Aucun dialogue, très peu d’informations et d’interactions avec d’autres personnages, Sunny Peak fait le choix de nous laisser simplement profiter de notre traversée mélodieuse, et de confier le passé ou encore le quotidien de cette cité si attrayante à notre imagination. En comprenant tout à fait une telle décision, laquelle porte ses fruits, on reste quand même un poil déçu de ne pas avoir plus d’éléments à se mettre sous la dent.
… qui invite au rappel
Une sensation dont la courte durée du titre, atteignant les trois-quatre heures en ligne droite, viendra peut-être enfoncer le clou, frustrant une partie du public. De notre côté, nous considérons cette longueur adéquate eu égard à ce que le jeu est capable de nous offrir manette en main. Surtout qu’il est à noter que de la rejouabilité est prévue par l’équipe de développement
Premièrement, il y a la fameuse chasse aux collectibles, qui vous occupera une à deux heures de plus. Ensuite, terminer le jeu débloque le mode Poursuite. Ce mode nous invite à retraverser le jeu sauf que, cette fois, une ombre maléfique reproduit nos moindres faits et gestes, avec un délai. Une composante qui nous rappelle parmi tant d’autres Celeste ou encore, et on vous le donne en mille, Rayman Legends (oui, quand les deux derniers Rayman 2D sont des références absolues, difficile de ne pas les citer).
Ce petit stress supplémentaire nous pousse alors à aborder certaines salles d’une manière différente, ce qui nous donne un mode plutôt sympathique. Dans la même idée, un mode Hardcore est aussi disponible après avoir été suffisamment assidu dans la récupération de collectibles. Des vies limitées rechargées uniquement à des points passages relativement éloignés les uns des autres, là aussi le challenge est au rendez-vous.

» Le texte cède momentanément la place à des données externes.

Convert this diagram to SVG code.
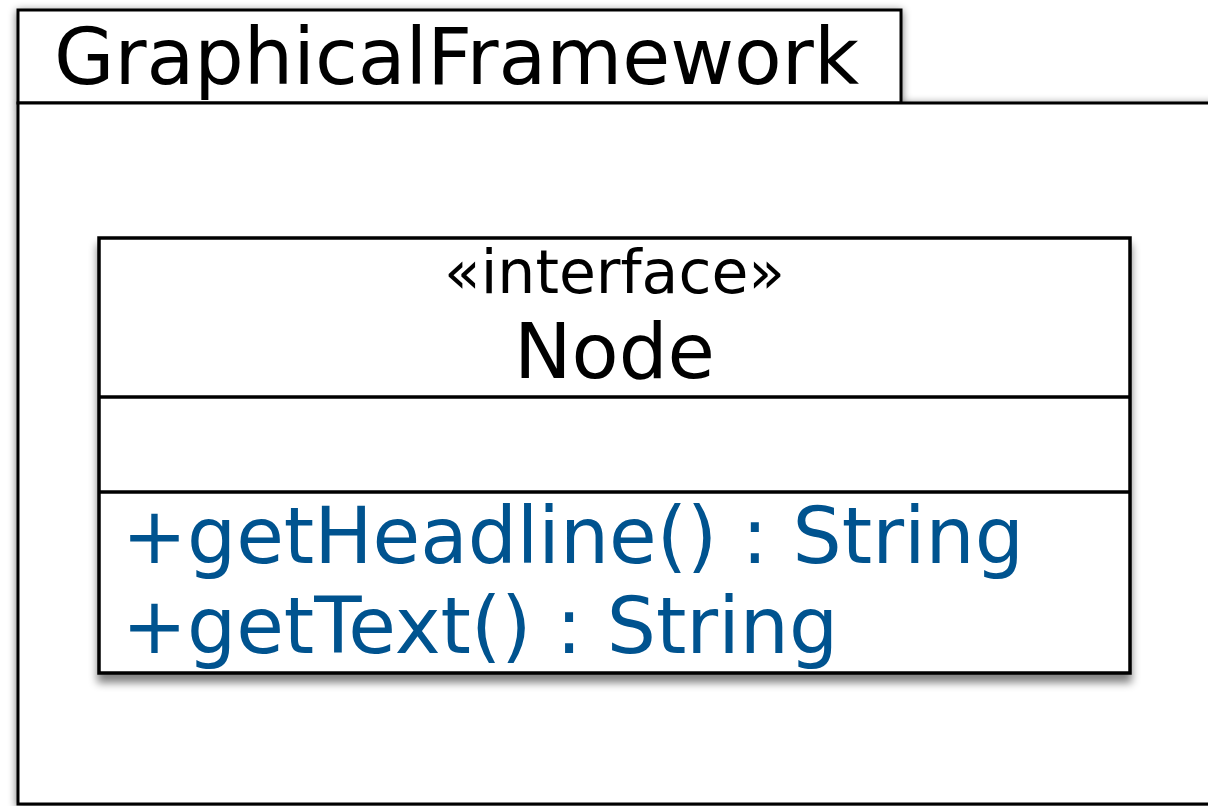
<svg xmlns="http://www.w3.org/2000/svg" width="1208" height="806" viewBox="0 0 1208 806">
  <style>
    .box { fill: #ffffff; stroke: #000000; }
    .txt { font-family: "DejaVu Sans", sans-serif; fill: #000000; }
    .op { font-family: "DejaVu Sans", sans-serif; fill: #00538f; font-size: 77.5px; }
  </style>
  <defs>
    <filter id="shadow" x="-10%" y="-10%" width="120%" height="130%">
      <feGaussianBlur in="SourceAlpha" stdDeviation="4.5"/>
      <feOffset dx="0" dy="8" result="b"/>
      <feComponentTransfer><feFuncA type="linear" slope="0.5"/></feComponentTransfer>
      <feMerge><feMergeNode/><feMergeNode in="SourceGraphic"/></feMerge>
    </filter>
    <filter id="pshadow" x="-5%" y="-5%" width="110%" height="110%">
      <feGaussianBlur in="SourceAlpha" stdDeviation="4"/>
      <feOffset dx="0" dy="2" result="b"/>
      <feComponentTransfer><feFuncA type="linear" slope="0.55"/></feComponentTransfer>
      <feMerge><feMergeNode/><feMergeNode in="SourceGraphic"/></feMerge>
    </filter>
  </defs>
  <rect width="1208" height="806" fill="#ffffff"/>
  <g id="package-GraphicalFramework">
    <g filter="url(#pshadow)">
      <rect class="box" x="18" y="10" width="883" height="93" stroke-width="3"/>
      <rect class="box" x="18" y="103" width="1230" height="701" stroke-width="3"/>
    </g>
    <text class="txt" x="54" y="84" font-size="78">GraphicalFramework</text>
  </g>
  <g id="class-Node">
    <rect class="box" x="99" y="238" width="1031" height="435" stroke-width="3.5" filter="url(#shadow)"/>
    <line x1="99" y1="397" x2="1130" y2="397" stroke="#000" stroke-width="3.5"/>
    <line x1="99" y1="492" x2="1130" y2="492" stroke="#000" stroke-width="3.5"/>
    <text class="txt" x="614.5" y="293" font-size="60" text-anchor="middle">«interface»</text>
    <text class="txt" x="614.5" y="378" font-size="77" text-anchor="middle">Node</text>
    <text class="op" x="122" y="563">+getHeadline() : String</text>
    <text class="op" x="122" y="653">+getText() : String</text>
  </g>
  <g id="connectors"/>
</svg>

Enfin, Symphonia dispose d’un chronomètre affichable pour pourquoi pas tenter de finir l’aventure en moins de deux heures, un des succès/trophées du jeu. Vu ce que permet le gameplay une fois bien maîtrisé, et en considérant le format de cette aventure, nul doute qu’une petite communauté de runners et de runneuses va pouvoir se constituer. Nous ne serions d’ailleurs pas surpris de le voir à une édition de Speedons.